■ Exercise goal ■
Among the entries below, which lines run from the line with "Emit a LaTeX" through the line with "(E) at (541,378.5);"? Retype those, both ends included, exactly and without pictures.
::: Recorded data :::
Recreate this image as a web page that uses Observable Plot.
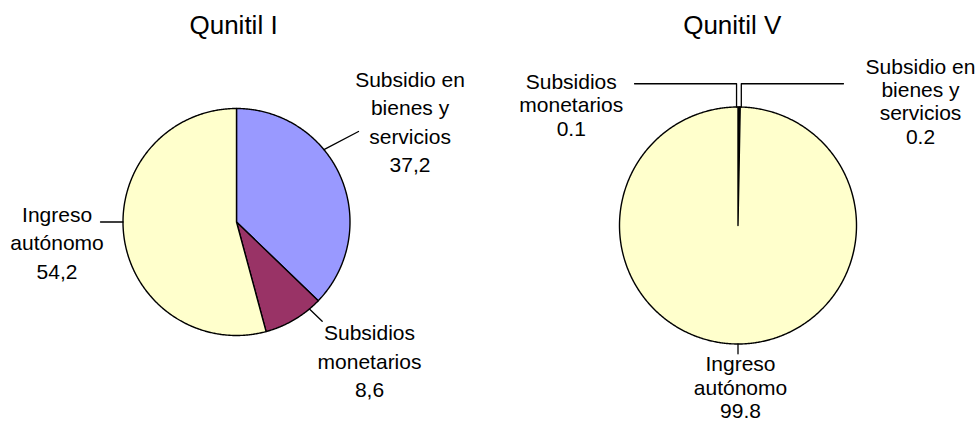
<!DOCTYPE html>
<html>
<head>
<meta charset="utf-8">
<script src="https://cdn.jsdelivr.net/npm/d3@7"></script>
<script src="https://cdn.jsdelivr.net/npm/@observablehq/plot@0.6"></script>
<style>
  html, body { margin: 0; padding: 0; background: #ffffff; }
  #chart { display: flex; width: 978px; height: 423px; overflow: hidden; }
  #chart svg { display: block; }
</style>
</head>
<body>
<div id="chart"></div>
<script>
// ---- Data ----
const categories = ["Subsidio en bienes y servicios", "Subsidios monetarios", "Ingreso autónomo"];
const categoryLines = [["Subsidio en", "bienes y", "servicios"], ["Subsidios", "monetarios"], ["Ingreso", "autónomo"]];
const titles = ["Qunitil I", "Qunitil V"];
const quintilI = [37.2, 8.6, 54.2];
const quintilV = [0.2, 0.1, 99.8];
const valueLabelsI = ["37,2", "8,6", "54,2"];
const valueLabelsV = ["0.2", "0.1", "99.8"];
const sliceColors = ["#9999FF", "#993366", "#FFFFCC"];

// ---- Layout (pixel frame + label placement in pie-radius units) ----
const FONT = "'Liberation Sans', Arial, Helvetica, sans-serif";
const layouts = [
  {
    cx: 236, cy: 221.5, r: 113.5, lineHeight: 1.352,
    title: [-0.026, 1.652],
    labels: [[1.529, 0.439], [1.172, -1.544], [-1.581, -0.498]],
    leaders: [
      {angle: 50.4, via: [[1.075, 0.797]]},
      {angle: 140, via: [[0.755, -0.874]]},
      {angle: 270, via: [[-1.198, 0.0]]}
    ]
  },
  {
    cx: 248.5, cy: 225, r: 118.5, lineHeight: 1.114,
    title: [-0.048, 1.616],
    labels: [[1.540, 0.689], [-1.407, 0.759], [0.021, -1.625]],
    leaders: [
      {angle: 1.6, via: [[null, 1.196], [0.890, 1.196]]},
      {angle: -0.7, via: [[null, 1.196], [-0.873, 1.196]]},
      {angle: 180, via: [[null, -1.083]]}
    ]
  }
];

function pieChart(values, valueLabels, title, L) {
  const W = 489, H = 423;
  const arcs = d3.pie().sort(null).value(d => d)(values);
  const step = Math.PI / 360;
  const sliceMarks = arcs.map((a, i) => {
    const pts = [[0, 0]];
    const n = Math.max(2, Math.ceil((a.endAngle - a.startAngle) / step));
    for (let k = 0; k <= n; k++) {
      const t = a.startAngle + (a.endAngle - a.startAngle) * k / n;
      pts.push([Math.sin(t), Math.cos(t)]);
    }
    pts.push([0, 0]);
    return Plot.line(pts, {
      x: d => d[0], y: d => d[1],
      fill: sliceColors[i], stroke: "#000000", strokeWidth: 1.4,
      strokeLinejoin: "round"
    });
  });

  const leaderMarks = L.leaders.map(ld => {
    const a = ld.angle * Math.PI / 180;
    const pts = [[Math.sin(a), Math.cos(a)]];
    ld.via.forEach(([x, y]) => {
      const prev = pts[pts.length - 1];
      pts.push([x === null ? prev[0] : x, y]);
    });
    return Plot.line(pts, {x: d => d[0], y: d => d[1], stroke: "#000000", strokeWidth: 1.3});
  });

  const labelData = categories.map((c, i) => ({
    text: [...categoryLines[i], valueLabels[i]].join("\n"),
    x: L.labels[i][0], y: L.labels[i][1]
  }));

  return Plot.plot({
    width: W, height: H, margin: 0,
    style: {background: "transparent", fontFamily: FONT, overflow: "visible"},
    x: {domain: [-L.cx / L.r, (W - L.cx) / L.r], axis: null},
    y: {domain: [(L.cy - H) / L.r, L.cy / L.r], axis: null},
    marks: [
      ...sliceMarks,
      ...leaderMarks,
      Plot.text(labelData, {
        x: "x", y: "y", text: "text",
        fontSize: 21, lineHeight: L.lineHeight, lineAnchor: "bottom",
        textAnchor: "middle", fill: "#000000", fontFamily: FONT
      }),
      Plot.text([title], {
        x: () => L.title[0], y: () => L.title[1], text: d => d,
        fontSize: 26, lineAnchor: "bottom", textAnchor: "middle",
        fill: "#000000", fontFamily: FONT
      })
    ]
  });
}

const chart = document.getElementById("chart");
chart.appendChild(pieChart(quintilI, valueLabelsI, titles[0], layouts[0]));
chart.appendChild(pieChart(quintilV, valueLabelsV, titles[1], layouts[1]));
</script>
</body>
</html>
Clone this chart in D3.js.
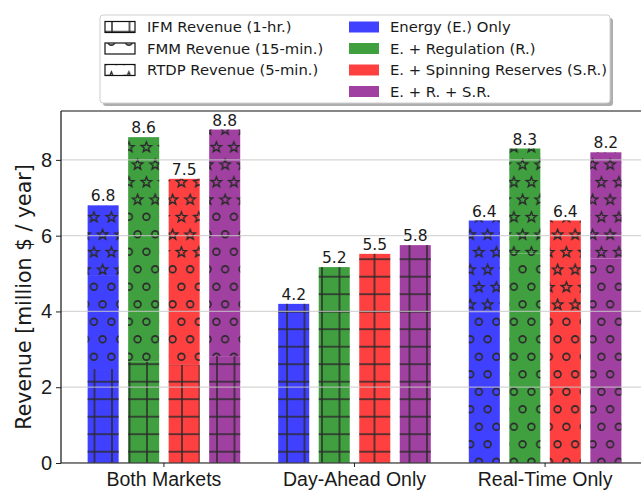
<!DOCTYPE html>
<html>
<head>
<meta charset="utf-8">
<script src="https://cdn.jsdelivr.net/npm/d3@7"></script>
<style>
  body { margin: 0; background: #fff; }
  svg { display: block; font-family: "DejaVu Sans", sans-serif; }
</style>
</head>
<body>
<svg id="chart"></svg>
<script>
const categories = ["Both Markets", "Day-Ahead Only", "Real-Time Only"]
const scenarios = ["Energy (E.) Only", "E. + Regulation (R.)", "E. + Spinning Reserves (S.R.)", "E. + R. + S.R."]
const scenarioColors = ["#4040ff", "#40a040", "#ff4040", "#a040a0"]
const markets = ["IFM Revenue (1-hr.)", "FMM Revenue (15-min.)", "RTDP Revenue (5-min.)"]

// revenue per category (rows) and scenario (columns), million $ / year
const ifmRevenue = [
  [2.48, 2.67, 2.59, 2.82],
  [4.2, 5.17, 5.52, 5.75],
  [0, 0, 0, 0]
]
const fmmRevenue = [
  [2.48, 4.06, 2.82, 3.91],
  [0, 0, 0, 0],
  [3.98, 5.53, 4.0, 5.4]
]
const rtdpRevenue = [
  [1.84, 1.87, 2.09, 2.07],
  [0, 0, 0, 0],
  [2.42, 2.77, 2.4, 2.8]
]
const yTicks = [0, 2, 4, 6, 8]

const width = 641, height = 491
const plot = { left: 61, top: 111, right: 648, bottom: 463 }

const svg = d3.select("#chart").attr("width", width).attr("height", height)
const defs = svg.append("defs")

const hatchColor = "#2a2a2a"
const P = 17.5

// grid hatch (IFM)
const gridPat = defs.append("pattern")
  .attr("id", "hatch-grid")
  .attr("patternUnits", "userSpaceOnUse")
  .attr("width", P).attr("height", P)
  .attr("x", 7 - P / 2).attr("y", 14.2 - P / 2)
gridPat.append("line").attr("x1", P / 2).attr("x2", P / 2).attr("y1", 0).attr("y2", P)
  .attr("stroke", hatchColor).attr("stroke-width", 1.5)
gridPat.append("line").attr("x1", 0).attr("x2", P).attr("y1", P / 2).attr("y2", P / 2)
  .attr("stroke", hatchColor).attr("stroke-width", 1.5)

const stagger = [[P / 4, P / 2], [3 * P / 4, 3 * P / 2], [P / 4 + P, P / 2], [3 * P / 4 - P, 3 * P / 2]]

// circle hatch (FMM)
const circPat = defs.append("pattern")
  .attr("id", "hatch-circle")
  .attr("patternUnits", "userSpaceOnUse")
  .attr("width", P).attr("height", 2 * P)
  .attr("x", 2).attr("y", -2)
stagger.forEach(([cx, cy]) => {
  circPat.append("circle").attr("cx", cx).attr("cy", cy).attr("r", 3.4)
    .attr("fill", "none").attr("stroke", hatchColor).attr("stroke-width", 1.6)
})

// star hatch (RTDP)
function starPath(cx, cy, ro, ri) {
  const pts = []
  for (let i = 0; i < 10; i++) {
    const r = i % 2 === 0 ? ro : ri
    const a = -Math.PI / 2 + i * Math.PI / 5
    pts.push([cx + r * Math.cos(a), cy + r * Math.sin(a)])
  }
  return "M" + pts.map(p => p.join(",")).join("L") + "Z"
}
const starPat = defs.append("pattern")
  .attr("id", "hatch-star")
  .attr("patternUnits", "userSpaceOnUse")
  .attr("width", P).attr("height", 2 * P)
  .attr("x", 2).attr("y", -2)
stagger.forEach(([cx, cy]) => {
  starPat.append("path").attr("d", starPath(cx, cy + 0.5, 5.4, 2.3))
    .attr("fill", "none").attr("stroke", hatchColor).attr("stroke-width", 1.4)
    .attr("stroke-linejoin", "miter")
})

const hatchIds = ["hatch-grid", "hatch-circle", "hatch-star"]

// scales
const x0 = d3.scaleBand().domain(categories).range([plot.left, plot.right])
  .paddingInner(0).paddingOuter(0.04)
const x1 = d3.scaleBand().domain(d3.range(scenarios.length)).range([0, x0.bandwidth()])
  .paddingInner(0.2346).paddingOuter(0.469)
const y = d3.scaleLinear().domain([0, 9.29]).range([plot.bottom, plot.top])

const clip = defs.append("clipPath").attr("id", "plot-clip")
clip.append("rect").attr("x", plot.left).attr("y", plot.top)
  .attr("width", plot.right - plot.left).attr("height", plot.bottom - plot.top)

// build segments
const segments = []
const totals = []
categories.forEach((cat, ci) => {
  scenarios.forEach((sc, si) => {
    let base = 0
    ;[ifmRevenue, fmmRevenue, rtdpRevenue].forEach((arr, mi) => {
      const v = arr[ci][si]
      if (v > 0) {
        segments.push({ cat, si, mi, y0: base, y1: base + v })
        base += v
      }
    })
    totals.push({ cat, si, total: base })
  })
})

const g = svg.append("g").attr("clip-path", "url(#plot-clip)")

g.selectAll("rect.bar")
  .data(segments)
  .join("rect")
  .attr("class", "bar")
  .attr("x", d => x0(d.cat) + x1(d.si))
  .attr("width", x1.bandwidth())
  .attr("y", d => y(d.y1))
  .attr("height", d => y(d.y0) - y(d.y1))
  .attr("fill", d => scenarioColors[d.si])

g.selectAll("rect.hatch")
  .data(segments)
  .join("rect")
  .attr("class", "hatch")
  .attr("x", d => x0(d.cat) + x1(d.si))
  .attr("width", x1.bandwidth())
  .attr("y", d => y(d.y1))
  .attr("height", d => y(d.y0) - y(d.y1))
  .attr("fill", d => `url(#${hatchIds[d.mi]})`)

// grid lines (drawn over the bars, like the reference)
g.selectAll("line.grid")
  .data(yTicks)
  .join("line")
  .attr("class", "grid")
  .attr("x1", plot.left).attr("x2", plot.right)
  .attr("y1", d => y(d)).attr("y2", d => y(d))
  .attr("stroke", "#c8c8c8").attr("stroke-opacity", 0.75).attr("stroke-width", 1.2)

// value labels
svg.selectAll("text.value")
  .data(totals)
  .join("text")
  .attr("class", "value")
  .attr("x", d => x0(d.cat) + x1(d.si) + x1.bandwidth() / 2)
  .attr("y", d => y(d.total) - 4)
  .attr("text-anchor", "middle")
  .style("font-size", "15.5px")
  .attr("fill", "#1a1a1a")
  .text(d => d.total.toFixed(1))

// axes
const yAxis = d3.axisLeft(y).tickValues(yTicks).tickSize(5).tickPadding(4).tickFormat(d3.format("d"))
const yg = svg.append("g").attr("transform", `translate(${plot.left},0)`).call(yAxis)
yg.select(".domain").remove()
yg.selectAll("text").style("font-size", "20px").attr("fill", "#1a1a1a")
yg.selectAll("line").attr("stroke", "#222")

const xAxis = d3.axisBottom(x0).tickSize(4).tickPadding(5)
const xg = svg.append("g").attr("transform", `translate(0,${plot.bottom})`).call(xAxis)
xg.select(".domain").remove()
xg.selectAll("text").style("font-size", "19.5px").attr("fill", "#1a1a1a")
xg.selectAll("line").attr("stroke", "#222")

// spines
svg.append("line").attr("x1", plot.left).attr("x2", plot.left).attr("y1", plot.top).attr("y2", plot.bottom)
  .attr("stroke", "#111").attr("stroke-width", 1.2)
svg.append("line").attr("x1", plot.left).attr("x2", plot.right).attr("y1", plot.bottom).attr("y2", plot.bottom)
  .attr("stroke", "#111").attr("stroke-width", 1.2)
svg.append("line").attr("x1", plot.left).attr("x2", plot.right).attr("y1", plot.top).attr("y2", plot.top)
  .attr("stroke", "#111").attr("stroke-width", 1.2)

// y label
svg.append("text")
  .attr("transform", `translate(24,${(plot.top + plot.bottom) / 2 + 10}) rotate(-90)`)
  .attr("text-anchor", "middle")
  .attr("dominant-baseline", "central")
  .style("font-size", "20.5px")
  .attr("fill", "#1a1a1a")
  .text("Revenue [million $ / year]")

// legend
const legend = svg.append("g")
legend.append("rect").attr("x", 103).attr("y", 18).attr("width", 510).attr("height", 88)
  .attr("rx", 3).attr("fill", "#9a9a9a").attr("opacity", 0.8)
legend.append("rect").attr("x", 100).attr("y", 15).attr("width", 510).attr("height", 88)
  .attr("rx", 3).attr("fill", "#fff").attr("stroke", "#cfcfcf").attr("stroke-width", 1)

const rowY = [27, 48.5, 70, 91.5]
const mItems = legend.selectAll("g.mitem").data(markets).join("g").attr("class", "mitem")
mItems.append("rect")
  .attr("x", 105).attr("y", (d, i) => rowY[i] - 5.5).attr("width", 30).attr("height", 11)
  .attr("fill", "#fff")
mItems.append("rect")
  .attr("x", 105).attr("y", (d, i) => rowY[i] - 5.5).attr("width", 30).attr("height", 11)
  .attr("fill", (d, i) => `url(#${hatchIds[i]})`).attr("stroke", "#111").attr("stroke-width", 1.2)
mItems.append("text")
  .attr("x", 147).attr("y", (d, i) => rowY[i]).attr("dy", "0.36em")
  .style("font-size", "14.8px").attr("fill", "#1a1a1a")
  .text(d => d)

const sItems = legend.selectAll("g.sitem").data(scenarios).join("g").attr("class", "sitem")
sItems.append("rect")
  .attr("x", 349).attr("y", (d, i) => rowY[i] - 5.5).attr("width", 30).attr("height", 11)
  .attr("fill", (d, i) => scenarioColors[i])
sItems.append("text")
  .attr("x", 390).attr("y", (d, i) => rowY[i]).attr("dy", "0.36em")
  .style("font-size", "14.8px").attr("fill", "#1a1a1a")
  .text(d => d)
</script>
</body>
</html>
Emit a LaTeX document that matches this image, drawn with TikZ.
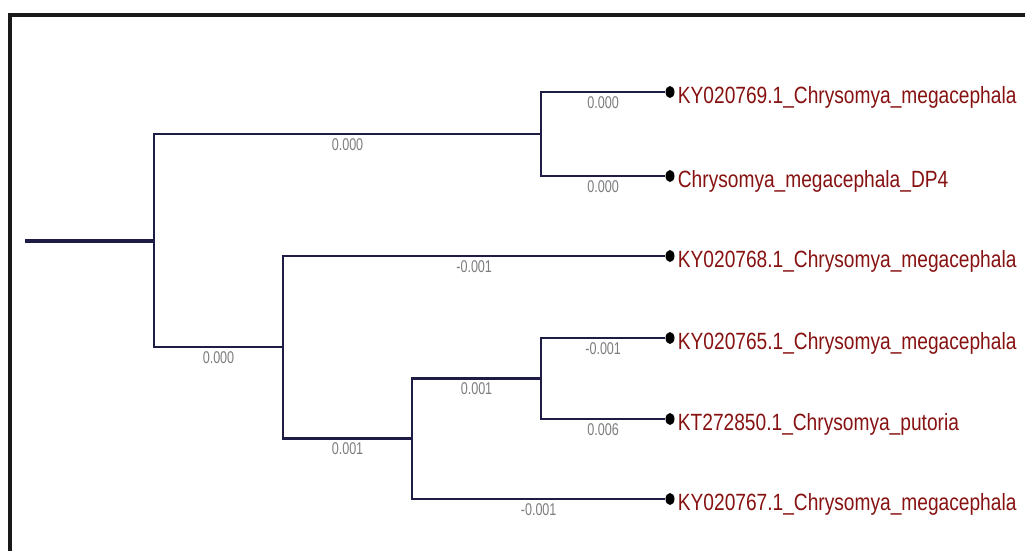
\documentclass[tikz,border=0pt]{standalone}
\usepackage{fontspec}
\setmainfont{Liberation Sans}
\newfontfamily\taxfont[FakeStretch=0.815]{Liberation Sans}
\newfontfamily\lenfont[FakeStretch=0.74]{Liberation Sans}
\usetikzlibrary{positioning,shapes.geometric}
\definecolor{treeblue}{RGB}{28,28,68}
\definecolor{taxred}{RGB}{135,18,18}
\definecolor{lengrey}{RGB}{125,125,125}

\begin{document}
\begin{tikzpicture}
	[x=1pt,y=-1pt,
	 clade/.style={draw=treeblue,line width=2.6pt},
	 rootline/.style={draw=treeblue,line width=3.8pt},
	 frameline/.style={draw=black!90,line width=4.5pt},
	 leafdot/.style={ellipse,fill=black,inner sep=0pt,minimum width=9pt,minimum height=12pt},
	 taxon/.style={text=taxred,inner sep=1pt,yshift=-5pt,font=\taxfont\fontsize{23.5}{25}\selectfont},
	 blen/.style={below=3pt,inner sep=0pt,text=lengrey,font=\lenfont\fontsize{17}{18}\selectfont}]
	\useasboundingbox (0,0) rectangle (1025,550);
	\fill[white] (0,0) rectangle (1025,550);
	\draw[frameline] (10,560) -- (10,15) -- (1035,15);
	
	\coordinate (r) at (25,241);
	\coordinate (A) at (154,241);
	\coordinate (B) at (541,134);
	\coordinate (C) at (283,347);
	\coordinate (D) at (412,438.5);
	\coordinate (E) at (541,378.5);
	
	\foreach \i/\y/\name in {1/92/KY020769.1\_Chrysomya\_megacephala,
	                        2/176/Chrysomya\_megacephala\_DP4,
	                        3/256/KY020768.1\_Chrysomya\_megacephala,
	                        4/338/KY020765.1\_Chrysomya\_megacephala,
	                        5/419/KT272850.1\_Chrysomya\_putoria,
	                        6/499/KY020767.1\_Chrysomya\_megacephala}{
		\node[leafdot] (t\i) at (670,\y) {};
		\node[taxon,right=2pt of t\i] (n\i) {\name};
	}
	
	\draw[rootline] (r) -- (A);
	\foreach \from/\to/\len in {A/B/0.000,B/t1/0.000,B/t2/0.000,A/C/0.000,C/t3/-0.001,
	                            C/D/0.001,D/E/0.001,E/t4/-0.001,E/t5/0.006,D/t6/-0.001}
		\draw[clade] (\from) |- (\to) node[pos=.75,blen] {\len};
\end{tikzpicture}
\end{document}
:::
■ Output for this task ■
Emit a LaTeX document that matches this image, drawn with TikZ.
\documentclass[tikz,border=0pt]{standalone}
\usepackage{fontspec}
\setmainfont{Liberation Sans}
\newfontfamily\taxfont[FakeStretch=0.815]{Liberation Sans}
\newfontfamily\lenfont[FakeStretch=0.74]{Liberation Sans}
\usetikzlibrary{positioning,shapes.geometric}
\definecolor{treeblue}{RGB}{28,28,68}
\definecolor{taxred}{RGB}{135,18,18}
\definecolor{lengrey}{RGB}{125,125,125}

\begin{document}
\begin{tikzpicture}
	[x=1pt,y=-1pt,
	 clade/.style={draw=treeblue,line width=2.6pt},
	 rootline/.style={draw=treeblue,line width=3.8pt},
	 frameline/.style={draw=black!90,line width=4.5pt},
	 leafdot/.style={ellipse,fill=black,inner sep=0pt,minimum width=9pt,minimum height=12pt},
	 taxon/.style={text=taxred,inner sep=1pt,yshift=-5pt,font=\taxfont\fontsize{23.5}{25}\selectfont},
	 blen/.style={below=3pt,inner sep=0pt,text=lengrey,font=\lenfont\fontsize{17}{18}\selectfont}]
	\useasboundingbox (0,0) rectangle (1025,550);
	\fill[white] (0,0) rectangle (1025,550);
	\draw[frameline] (10,560) -- (10,15) -- (1035,15);
	
	\coordinate (r) at (25,241);
	\coordinate (A) at (154,241);
	\coordinate (B) at (541,134);
	\coordinate (C) at (283,347);
	\coordinate (D) at (412,438.5);
	\coordinate (E) at (541,378.5);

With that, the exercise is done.